Fellowship / Fellows

Carla Mazzio

  • 2007–2008
  • Humanities
  • The University of Chicago
Headshot of Carla Mazzio
Photo by Tony Rinaldo

This information is accurate as of the fellowship year indicated for each fellow.

Carla Mazzio teaches in the Department of English at the University of Chicago and specializes in Renaissance literary and cultural studies. Her research interests include the history of science and technology, the history of the book, and the history of language development in relation to idea formation and social agency. Her books include “The Inarticulate Renaissance” (forthcoming), the coauthored Book Use, Book Theory, 1500–1700 (University of Chicago Press, 2005), and the coedited Historicism, Psychoanalysis, and Early Modern Culture (Routledge, 2000), The Body in Parts: Fantasies of Corporeality in Early Modern Europe (Routledge, 1997), and Social Control and the Arts: An International Perspective (New Cambridge Press, 1990).

While a fellow at the Radcliffe Institute, Mazzio will focus on her current book project, “Calculating Minds: Literature and Mathematics in the Renaissance.” This project explores the irrational dimensions of mathematical theory and practice as they informed literary and aesthetic innovation in the Renaissance. Mazzio aims to complicate the long-standing link between the development of mathematics and the “rise of rationalism” in England and Europe.

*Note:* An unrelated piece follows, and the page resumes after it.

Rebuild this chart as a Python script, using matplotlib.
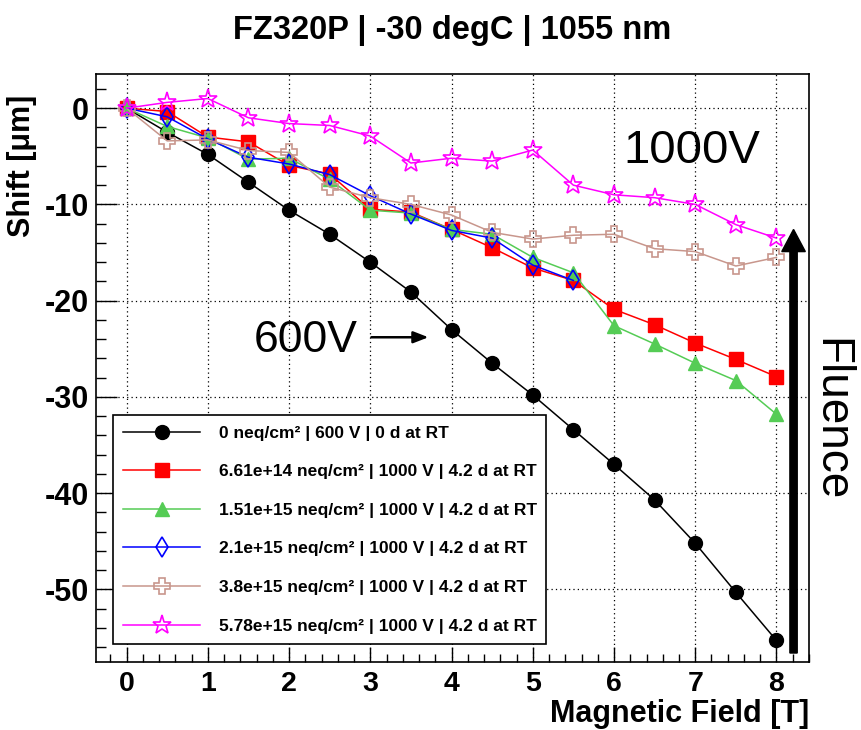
import numpy as np
import matplotlib
matplotlib.use('Agg')
import matplotlib.pyplot as plt
from matplotlib.ticker import MultipleLocator

plt.rcParams['font.family'] = ['Liberation Sans', 'DejaVu Sans']
plt.rcParams['axes.unicode_minus'] = False

# Data ########################################################
field = [0, 0.5, 1, 1.5, 2, 2.5, 3, 3.5, 4, 4.5, 5, 5.5, 6, 6.5, 7, 7.5, 8]

shift_0 = [0, -2.5, -4.8, -7.7, -10.6, -13.1, -16.0, -19.1, -23.0, -26.5,
           -29.8, -33.4, -37.0, -40.7, -45.2, -50.3, -55.3]
shift_661e14 = [0, -0.35, -3.0, -3.5, -5.95, -6.85, -10.5, -10.8, -12.6, -14.5,
                -16.6, -17.9, -20.9, -22.5, -24.4, -26.1, -27.9]
shift_151e15 = [0, -1.9, -3.1, -5.3, -5.2, -7.4, -10.6, -10.9, -12.6, -13.1,
                -15.5, -17.1, -22.6, -24.5, -26.5, -28.3, -31.8]
shift_21e15 = [0, -0.9, -3.2, -5.1, -5.8, -6.9, -9.1, -11.0, -12.7, -13.5,
               -16.3, -17.9]
shift_38e15 = [0, -3.4, -3.3, -4.4, -4.6, -8.2, -9.3, -10.0, -11.1, -12.9,
               -13.6, -13.2, -13.1, -14.6, -14.9, -16.4, -15.5]
shift_578e15 = [0, 0.6, 1.0, -1.0, -1.6, -1.8, -2.9, -5.7, -5.2, -5.5,
                -4.35, -8.0, -9.0, -9.3, -10.0, -12.1, -13.5]

labels = ['0 neq/cm\u00b2 | 600 V | 0 d at RT',
          '6.61e+14 neq/cm\u00b2 | 1000 V | 4.2 d at RT',
          '1.51e+15 neq/cm\u00b2 | 1000 V | 4.2 d at RT',
          '2.1e+15 neq/cm\u00b2 | 1000 V | 4.2 d at RT',
          '3.8e+15 neq/cm\u00b2 | 1000 V | 4.2 d at RT',
          '5.78e+15 neq/cm\u00b2 | 1000 V | 4.2 d at RT']
###############################################################

fig = plt.figure(figsize=(8.62, 7.30), dpi=100)
ax = fig.add_axes([0.111, 0.0936, 0.8275, 0.8044])

series = [shift_0, shift_661e14, shift_151e15, shift_21e15, shift_38e15, shift_578e15]
styles = [
    dict(color='black', marker='o', ms=10, mfc='black', mec='black'),
    dict(color='#ff0000', marker='s', ms=10, mfc='#ff0000', mec='#ff0000'),
    dict(color='#55cc55', marker='^', ms=10, mfc='#55cc55', mec='#55cc55'),
    dict(color='#0000ff', marker='d', ms=10, mfc='none', mec='#0000ff', mew=1.2),
    dict(color='#c8968c', marker='P', ms=12, mfc='none', mec='#c8968c', mew=1.2),
    dict(color='#ff00ff', marker='*', ms=14, mfc='none', mec='#ff00ff', mew=1.2),
]
for y, st, lab in zip(series, styles, labels):
    ax.plot(field[:len(y)], y, lw=1.1, label=lab, **st)

ax.set_xlim(-0.38, 8.40)
ax.set_ylim(-57.5, 3.5)

# ROOT-like axes ##############################################
ax.xaxis.set_major_locator(MultipleLocator(1))
ax.xaxis.set_minor_locator(MultipleLocator(0.2))
ax.yaxis.set_major_locator(MultipleLocator(10))
ax.yaxis.set_minor_locator(MultipleLocator(2))
ax.tick_params(axis='x', which='major', direction='in', length=11, width=1, pad=7)
ax.tick_params(axis='x', which='minor', direction='in', length=5.5, width=1)
ax.tick_params(axis='y', which='major', direction='in', length=15, width=1, pad=5)
ax.tick_params(axis='y', which='minor', direction='in', length=7.5, width=1)
ax.tick_params(axis='x', labelsize=20.5)
ax.tick_params(axis='y', labelsize=22)
for t in ax.get_xticklabels() + ax.get_yticklabels():
    t.set_fontweight('bold')
for s in ax.spines.values():
    s.set_linewidth(1.2)
ax.grid(True, which='major', color='black', lw=0.9, linestyle=(0, (1, 2.5)))

ax.set_xlabel('Magnetic Field [T]', fontsize=22, fontweight='bold', loc='right')
ax.xaxis.set_label_coords(1.0, -0.063)
ax.set_ylabel('Shift [\u03bcm]', fontsize=22, fontweight='bold', loc='top')
ax.yaxis.set_label_coords(-0.082, 0.966)
fig.text(0.524, 0.958, 'FZ320P | -30 degC | 1055 nm', ha='center', va='center',
         fontsize=23.5, fontweight='bold')

leg = ax.legend(loc='lower left', bbox_to_anchor=(0.0243, 0.030, 0.607, 0.3985),
                mode='expand', borderaxespad=0, fancybox=False, framealpha=1,
                edgecolor='black', prop=dict(size=12.5, weight='bold'),
                handlelength=4.4, handletextpad=1.1, labelspacing=1.35, borderpad=0.6)
leg.get_frame().set_linewidth(1.2)

# Annotations #################################################
ax.text(2.21, -24.1, '600V', fontsize=32, ha='center', va='center')
ax.annotate('', xy=(3.75, -23.8), xytext=(2.98, -23.8),
            arrowprops=dict(arrowstyle='-|>,head_width=0.35,head_length=0.9',
                            color='black', lw=1.8))
ax.text(6.96, -4.4, '1000V', fontsize=34, ha='center', va='center')
ax.arrow(8.21, -56.6, 0, 44.0, width=0.09, head_width=0.29, head_length=2.3,
         length_includes_head=True, color='black', clip_on=False)
fig.text(0.963, 0.425, 'Fluence', fontsize=33, rotation=-90, ha='center', va='center')

fig.savefig('out.png', dpi=100)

Mazzio earned her PhD at Harvard University in 1998 and taught at the University of Michigan at Ann Arbor before going to Chicago in 2001. Her awards include a National Endowment for the Humanities grant in 2004, a Hudson Strode Program in Renaissance Studies honor for scholarly achievement in 2005, the English Association’s Beatrice White Prize for The Body in Parts in 1999, and four Derek Bok Prizes for Excellence in Teaching at Harvard, 1993–1997.